_What is needed:_ Count the lines containing "matplotlib". Give the number alone.

[Records with drawing code]

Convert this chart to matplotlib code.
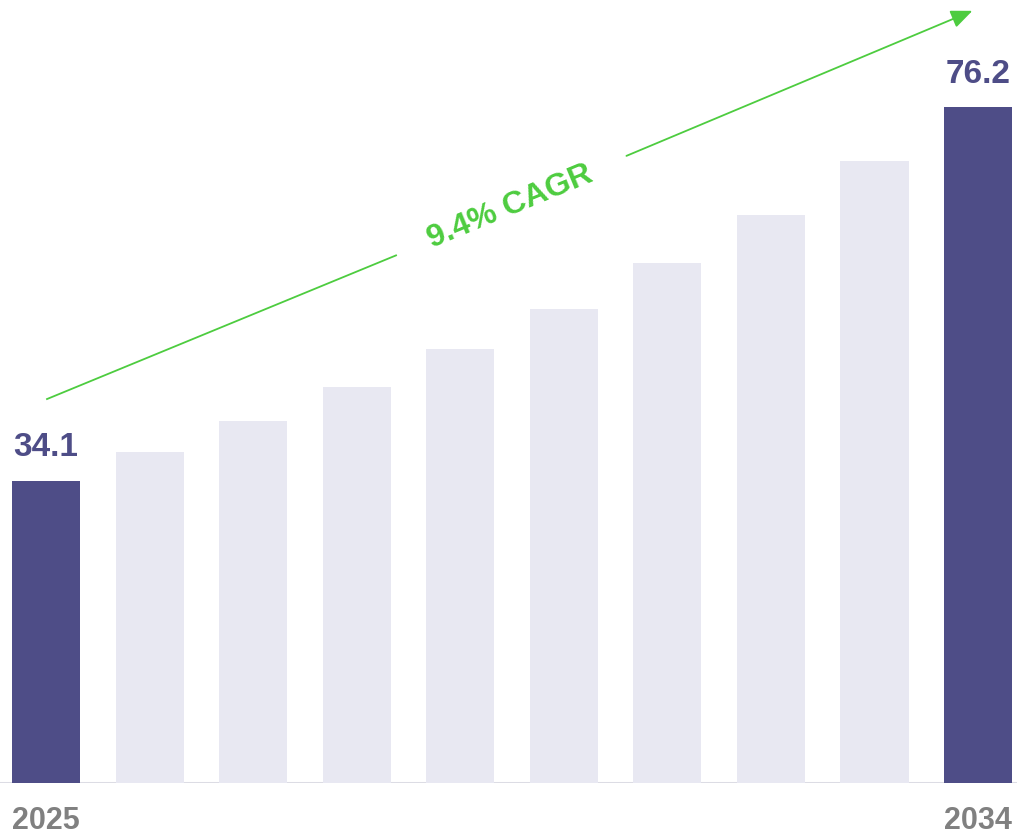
import numpy as np
import matplotlib.pyplot as plt

years = [2025, 2026, 2027, 2028, 2029, 2030, 2031, 2032, 2033, 2034]
values = [34.1, 37.3, 40.8, 44.7, 48.9, 53.5, 58.6, 64.0, 70.1, 76.2]
cagr_text = "9.4% CAGR"

dark = "#4e4d87"
light = "#e8e8f2"
green = "#4dcc3f"
grey = "#808080"

fig = plt.figure(figsize=(10.17, 8.35), dpi=100)
ax = fig.add_axes([0, 52/835, 1, 783/835])

x = np.arange(len(years))
cols = [dark if i in (0, len(years)-1) else light for i in range(len(years))]
ax.bar(x, values, width=0.657, color=cols, zorder=2)

ax.set_xlim(-0.444, 9.376)
ax.set_ylim(0, 88.3)
ax.axis("off")
ax.axhline(0, color="#dcdce4", lw=2.2, zorder=1)

for i in (0, len(years)-1):
	ax.text(x[i], values[i] + 2.0, f"{values[i]:.1f}", ha="center", va="bottom",
		fontsize=24, fontweight="bold", color=dark, family="Liberation Sans")
	ax.text(x[i], -2.6, str(years[i]), ha="center", va="top",
		fontsize=22, fontweight="bold", color=grey,
		family=["Liberation Sans Narrow", "Liberation Sans"])

# CAGR arrow, broken around the label
p0 = (0.01, 43.3)
p1 = (3.38, 59.5)
p2 = (5.58, 70.6)
p3 = (8.97, 87.2)
ax.plot([p0[0], p1[0]], [p0[1], p1[1]], color=green, lw=1.3)
ax.annotate("", xy=p3, xytext=p2,
	arrowprops=dict(arrowstyle="-|>,head_length=1.3,head_width=0.55", color=green, lw=1.3))
ax.text(4.48, 65.0, cagr_text, ha="center", va="center", rotation=22.5,
	fontsize=23, fontweight="bold", color=green, family="Liberation Sans")

plt.savefig("out.png", dpi=100)
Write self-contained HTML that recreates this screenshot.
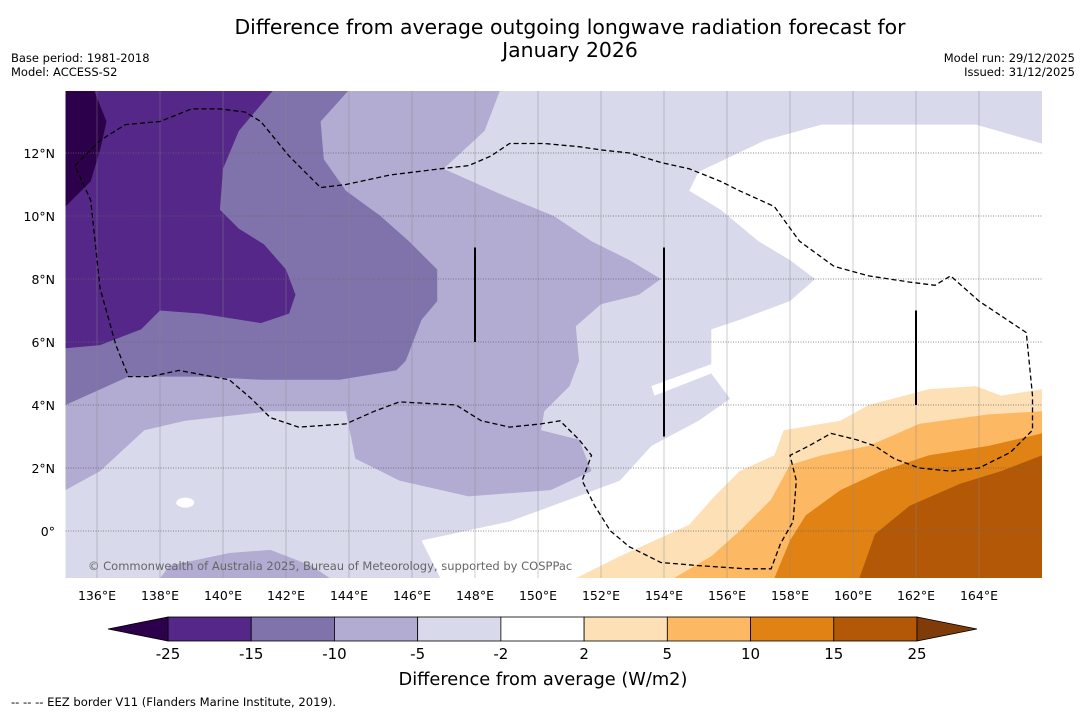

_Answer to this problem:_ 2